# INFORMATION PROVIDED:
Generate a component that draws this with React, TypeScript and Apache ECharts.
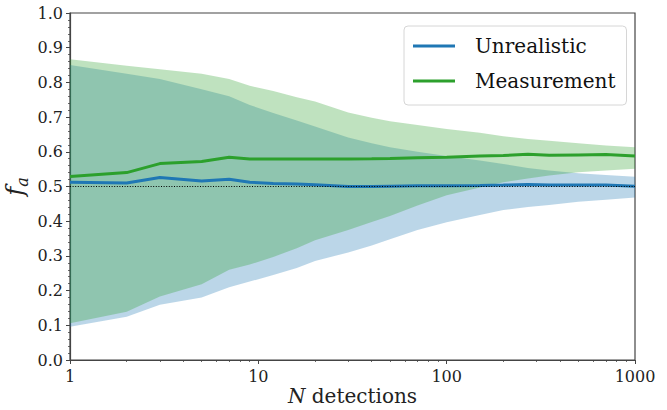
import React, { useEffect, useRef } from "react";
import * as echarts from "echarts";

// Number of detections (x, log scale)
const detections = [1, 2, 3, 5, 7, 9, 12, 16, 20, 30, 40, 50, 70, 100, 150, 200, 270, 350, 500, 700, 1000];

// "Unrealistic" series: median and band
const unrealisticMean = [0.512, 0.510, 0.526, 0.516, 0.521, 0.512, 0.509, 0.507, 0.505, 0.500, 0.500, 0.501, 0.502, 0.502, 0.503, 0.504, 0.506, 0.504, 0.504, 0.504, 0.501];
const unrealisticLow = [0.096, 0.125, 0.159, 0.180, 0.210, 0.226, 0.245, 0.265, 0.285, 0.310, 0.330, 0.348, 0.375, 0.397, 0.418, 0.432, 0.441, 0.447, 0.456, 0.462, 0.468];
const unrealisticHigh = [0.850, 0.825, 0.810, 0.780, 0.760, 0.735, 0.712, 0.690, 0.673, 0.641, 0.625, 0.613, 0.600, 0.588, 0.575, 0.565, 0.553, 0.546, 0.538, 0.533, 0.528];

// "Measurement" series: median and band
const measurementMean = [0.529, 0.540, 0.566, 0.572, 0.584, 0.579, 0.579, 0.579, 0.579, 0.579, 0.580, 0.581, 0.583, 0.584, 0.588, 0.589, 0.593, 0.590, 0.591, 0.592, 0.588];
const measurementLow = [0.106, 0.139, 0.183, 0.218, 0.260, 0.275, 0.297, 0.322, 0.345, 0.375, 0.398, 0.415, 0.445, 0.475, 0.497, 0.512, 0.523, 0.532, 0.541, 0.546, 0.551];
const measurementHigh = [0.867, 0.848, 0.838, 0.825, 0.810, 0.790, 0.775, 0.757, 0.745, 0.713, 0.698, 0.688, 0.677, 0.666, 0.655, 0.645, 0.637, 0.632, 0.625, 0.618, 0.613];

// Reference level and axis ticks
const referenceLevel = 0.5;
const xRange = [1, 1000];
const xMinorTicks = [2, 3, 4, 5, 6, 7, 8, 9, 20, 30, 40, 50, 60, 70, 80, 90, 200, 300, 400, 500, 600, 700, 800, 900];
const yRange = [0, 1];
const yInterval = 0.1;

const seriesNames = ["Unrealistic", "Measurement"];

const BLUE = "#1f77b4";
const GREEN = "#2ca02c";
const FONT = "DejaVu Serif";
const AXIS = "#444";
const TEXT = "#222";

function bandRenderer(low: number[], high: number[], fill: string) {
  return (params: any, api: any) => {
    if (params.dataIndex !== 0) return null;
    const pts: number[][] = [];
    for (let i = 0; i < detections.length; i++) pts.push(api.coord([detections[i], high[i]]));
    for (let i = detections.length - 1; i >= 0; i--) pts.push(api.coord([detections[i], low[i]]));
    return { type: "polygon", shape: { points: pts }, style: { fill } };
  };
}

export default function App() {
  const ref = useRef<HTMLDivElement>(null);

  useEffect(() => {
    document.body.style.margin = "0";
    if (!ref.current) return;
    const chart = echarts.init(ref.current, undefined, { renderer: "svg" });

    const gridTop = 13;
    const gridBottom = 50;
    const gridHeight = 410 - gridTop - gridBottom;

    chart.setOption({
      animation: false,
      backgroundColor: "#fff",
      textStyle: { fontFamily: FONT },
      grid: {
        left: 70,
        right: 32,
        top: gridTop,
        bottom: gridBottom,
        containLabel: false,
        outerBoundsMode: "none",
        show: true,
        borderColor: AXIS,
        borderWidth: 1.2,
        backgroundColor: "transparent",
      },
      legend: {
        data: seriesNames,
        orient: "vertical",
        left: 404,
        top: 26,
        icon: "rect",
        itemWidth: 42,
        itemHeight: 3,
        itemGap: 11,
        padding: [8, 11, 12, 9],
        backgroundColor: "rgba(255,255,255,0.85)",
        borderColor: "#d6d6d6",
        borderWidth: 1,
        borderRadius: 4,
        textStyle: {
          fontFamily: FONT,
          fontSize: 20,
          lineHeight: 24,
          color: "#111",
          padding: [0, 0, 0, 15],
        },
      },
      xAxis: [
        {
          type: "log",
          logBase: 10,
          min: xRange[0],
          max: xRange[1],
          position: "bottom",
          axisLine: { show: true, lineStyle: { color: AXIS, width: 1.2 } },
          axisTick: { show: true, inside: false, length: 4, lineStyle: { color: AXIS, width: 1 } },
          axisLabel: {
            fontFamily: FONT,
            fontSize: 16,
            color: TEXT,
            margin: 8,
            formatter: (v: number) => String(Math.round(v)),
          },
          splitLine: { show: false },
          name: "{i|N} detections",
          nameLocation: "middle",
          nameGap: 26,
          nameMoveOverlap: false,
          nameTextStyle: {
            fontFamily: FONT,
            fontSize: 20,
            color: TEXT,
            rich: { i: { fontFamily: FONT, fontSize: 20, fontStyle: "italic", color: TEXT } },
          },
        },
        {
          type: "log",
          logBase: 10,
          min: xRange[0],
          max: xRange[1],
          position: "top",
          offset: -gridHeight,
          axisLine: { show: false },
          axisLabel: { show: false },
          splitLine: { show: false },
          axisTick: {
            show: true,
            inside: true,
            length: 2,
            customValues: xMinorTicks,
            lineStyle: { color: AXIS, width: 0.8 },
          },
        },
      ],
      yAxis: {
        type: "value",
        min: yRange[0],
        max: yRange[1],
        interval: yInterval,
        axisLine: { show: true, lineStyle: { color: AXIS, width: 1.2 } },
        axisTick: { show: true, inside: false, length: 4, lineStyle: { color: AXIS, width: 1 } },
        minorTick: { show: true, splitNumber: 5, length: 2, lineStyle: { color: AXIS, width: 0.8 } },
        axisLabel: {
          fontFamily: FONT,
          fontSize: 16,
          color: TEXT,
          margin: 7,
          formatter: (v: number) => v.toFixed(1),
        },
        splitLine: { show: false },
        name: "{f|f}{a|a}",
        nameLocation: "middle",
        nameRotate: 90,
        nameGap: 40,
        nameMoveOverlap: false,
        nameTextStyle: {
          fontFamily: FONT,
          rich: {
            f: { fontFamily: FONT, fontSize: 24, fontStyle: "italic", color: TEXT, lineHeight: 30, verticalAlign: "middle" },
            a: { fontFamily: FONT, fontSize: 16, fontStyle: "italic", color: TEXT, lineHeight: 16, verticalAlign: "bottom" },
          },
        },
      },
      series: [
        {
          type: "custom",
          name: "unrealisticBand",
          xAxisIndex: 0,
          z: 1,
          silent: true,
          renderItem: bandRenderer(unrealisticLow, unrealisticHigh, "rgba(31,119,180,0.3)"),
          encode: { x: 0, y: [1, 2] },
          data: detections.map((x, i) => [x, unrealisticLow[i], unrealisticHigh[i]]),
        },
        {
          type: "custom",
          name: "measurementBand",
          xAxisIndex: 0,
          z: 1,
          silent: true,
          renderItem: bandRenderer(measurementLow, measurementHigh, "rgba(44,160,44,0.3)"),
          encode: { x: 0, y: [1, 2] },
          data: detections.map((x, i) => [x, measurementLow[i], measurementHigh[i]]),
        },
        {
          type: "line",
          name: seriesNames[0],
          xAxisIndex: 0,
          z: 3,
          showSymbol: false,
          symbol: "none",
          color: BLUE,
          lineStyle: { color: BLUE, width: 3 },
          data: detections.map((x, i) => [x, unrealisticMean[i]]),
        },
        {
          type: "line",
          name: seriesNames[1],
          xAxisIndex: 0,
          z: 3,
          showSymbol: false,
          symbol: "none",
          color: GREEN,
          lineStyle: { color: GREEN, width: 3 },
          data: detections.map((x, i) => [x, measurementMean[i]]),
        },
        {
          type: "line",
          name: "reference",
          xAxisIndex: 0,
          z: 4,
          silent: true,
          showSymbol: false,
          symbol: "none",
          lineStyle: { color: "#000", width: 1, type: [1, 1.6] },
          data: [
            [xRange[0], referenceLevel],
            [xRange[1], referenceLevel],
          ],
        },
      ],
    });

    return () => chart.dispose();
  }, []);

  return <div ref={ref} style={{ position: "fixed", left: 0, top: 0, width: 667, height: 410 }} />;
}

# YOUR OBJECTIVE:
Up to and including the line containing "import * as", repeat every line from the start of the data, but none of the pictures.

# RESPONSE TO THE TASK:
Generate a component that draws this with React, TypeScript and Apache ECharts.
import React, { useEffect, useRef } from "react";
import * as echarts from "echarts";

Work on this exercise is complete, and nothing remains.